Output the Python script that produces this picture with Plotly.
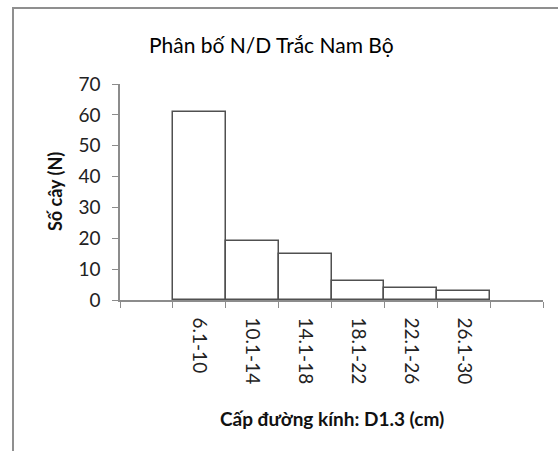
import plotly.graph_objects as go

categories = ["6.1-10", "10.1-14", "14.1-18", "18.1-22", "22.1-26", "26.1-30"]
counts = [61, 19, 15, 6, 4, 3]
y_ticks = [0, 10, 20, 30, 40, 50, 60, 70]

title_text = "Phân bố N/D Trắc Nam Bộ"
x_title = "Cấp đường kính: D1.3 (cm)"
y_title = "Số cây (N)"

W, H = 558, 451
ML, MR, MT, MB = 120, 15, 84, 151
PW, PH = W - ML - MR, H - MT - MB

def px_x(px):
    return (px - ML) / PW

def px_y(py):
    return (H - MB - py) / PH

# empty padding slots on both sides of the category axis
pad_left, pad_right = " ", "  "
cat_order = [pad_left] + categories + [pad_right]

FONT = "Lato"
AXIS_COLOR = "#8c8c8c"

fig = go.Figure()
fig.add_trace(go.Bar(
    x=categories, y=counts,
    marker=dict(color="white", line=dict(color="#505050", width=1.5)),
    showlegend=False,
))

fig.update_layout(
    width=W, height=H,
    margin=dict(l=ML, r=MR, t=MT, b=MB),
    paper_bgcolor="white", plot_bgcolor="white",
    bargap=0,
    font=dict(family=FONT, color="#222222"),
)

fig.update_xaxes(
    type="category", categoryorder="array", categoryarray=cat_order,
    range=[-0.5, len(cat_order) - 0.5],
    tickson="boundaries", ticks="outside", ticklen=6, tickcolor=AXIS_COLOR,
    tickangle=90, tickfont=dict(size=19, family=FONT, color="#222222"),
    ticklabelstandoff=12,
    showline=True, linecolor=AXIS_COLOR, linewidth=1.5,
    showgrid=False, zeroline=False,
)
fig.update_yaxes(
    range=[0, 70], tickvals=y_ticks,
    ticks="outside", ticklen=6, tickcolor=AXIS_COLOR,
    tickfont=dict(size=19, family=FONT, color="#222222"),
    ticklabelstandoff=8,
    showline=True, linecolor=AXIS_COLOR, linewidth=1.5,
    showgrid=False, zeroline=False,
)

# titles
fig.add_annotation(text=title_text, xref="paper", yref="paper",
                   x=px_x(271), y=px_y(45), xanchor="center", yanchor="middle",
                   showarrow=False, font=dict(size=21, family=FONT, color="#000000"))
fig.add_annotation(text="<b>" + x_title + "</b>", xref="paper", yref="paper",
                   x=px_x(331.5), y=px_y(418), xanchor="center", yanchor="middle",
                   showarrow=False, font=dict(size=19, family=FONT, color="#111111"))
fig.add_annotation(text="<b>" + y_title + "</b>", xref="paper", yref="paper",
                   x=px_x(55), y=px_y(192), xanchor="center", yanchor="middle",
                   textangle=-90, showarrow=False,
                   font=dict(size=18, family=FONT, color="#111111"))

# outer chart frame (extends past right and bottom edges)
fig.add_shape(type="rect", xref="paper", yref="paper",
              x0=px_x(13), x1=px_x(W + 20), y0=px_y(H + 20), y1=px_y(8),
              line=dict(color="#8f8f8f", width=2), fillcolor="rgba(0,0,0,0)", layer="below")

fig.write_html("out.html")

- _TASK PROMPT_:
Make an exact copy of all the material, but keep the pictures out of it.

- _OUTPUT FOR THIS TASK_:
Output the Python script that produces this picture with Plotly.
import plotly.graph_objects as go

categories = ["6.1-10", "10.1-14", "14.1-18", "18.1-22", "22.1-26", "26.1-30"]
counts = [61, 19, 15, 6, 4, 3]
y_ticks = [0, 10, 20, 30, 40, 50, 60, 70]

title_text = "Phân bố N/D Trắc Nam Bộ"
x_title = "Cấp đường kính: D1.3 (cm)"
y_title = "Số cây (N)"

W, H = 558, 451
ML, MR, MT, MB = 120, 15, 84, 151
PW, PH = W - ML - MR, H - MT - MB

def px_x(px):
    return (px - ML) / PW

def px_y(py):
    return (H - MB - py) / PH

# empty padding slots on both sides of the category axis
pad_left, pad_right = " ", "  "
cat_order = [pad_left] + categories + [pad_right]

FONT = "Lato"
AXIS_COLOR = "#8c8c8c"

fig = go.Figure()
fig.add_trace(go.Bar(
    x=categories, y=counts,
    marker=dict(color="white", line=dict(color="#505050", width=1.5)),
    showlegend=False,
))

fig.update_layout(
    width=W, height=H,
    margin=dict(l=ML, r=MR, t=MT, b=MB),
    paper_bgcolor="white", plot_bgcolor="white",
    bargap=0,
    font=dict(family=FONT, color="#222222"),
)

fig.update_xaxes(
    type="category", categoryorder="array", categoryarray=cat_order,
    range=[-0.5, len(cat_order) - 0.5],
    tickson="boundaries", ticks="outside", ticklen=6, tickcolor=AXIS_COLOR,
    tickangle=90, tickfont=dict(size=19, family=FONT, color="#222222"),
    ticklabelstandoff=12,
    showline=True, linecolor=AXIS_COLOR, linewidth=1.5,
    showgrid=False, zeroline=False,
)
fig.update_yaxes(
    range=[0, 70], tickvals=y_ticks,
    ticks="outside", ticklen=6, tickcolor=AXIS_COLOR,
    tickfont=dict(size=19, family=FONT, color="#222222"),
    ticklabelstandoff=8,
    showline=True, linecolor=AXIS_COLOR, linewidth=1.5,
    showgrid=False, zeroline=False,
)

# titles
fig.add_annotation(text=title_text, xref="paper", yref="paper",
                   x=px_x(271), y=px_y(45), xanchor="center", yanchor="middle",
                   showarrow=False, font=dict(size=21, family=FONT, color="#000000"))
fig.add_annotation(text="<b>" + x_title + "</b>", xref="paper", yref="paper",
                   x=px_x(331.5), y=px_y(418), xanchor="center", yanchor="middle",
                   showarrow=False, font=dict(size=19, family=FONT, color="#111111"))
fig.add_annotation(text="<b>" + y_title + "</b>", xref="paper", yref="paper",
                   x=px_x(55), y=px_y(192), xanchor="center", yanchor="middle",
                   textangle=-90, showarrow=False,
                   font=dict(size=18, family=FONT, color="#111111"))

# outer chart frame (extends past right and bottom edges)
fig.add_shape(type="rect", xref="paper", yref="paper",
              x0=px_x(13), x1=px_x(W + 20), y0=px_y(H + 20), y1=px_y(8),
              line=dict(color="#8f8f8f", width=2), fillcolor="rgba(0,0,0,0)", layer="below")

fig.write_html("out.html")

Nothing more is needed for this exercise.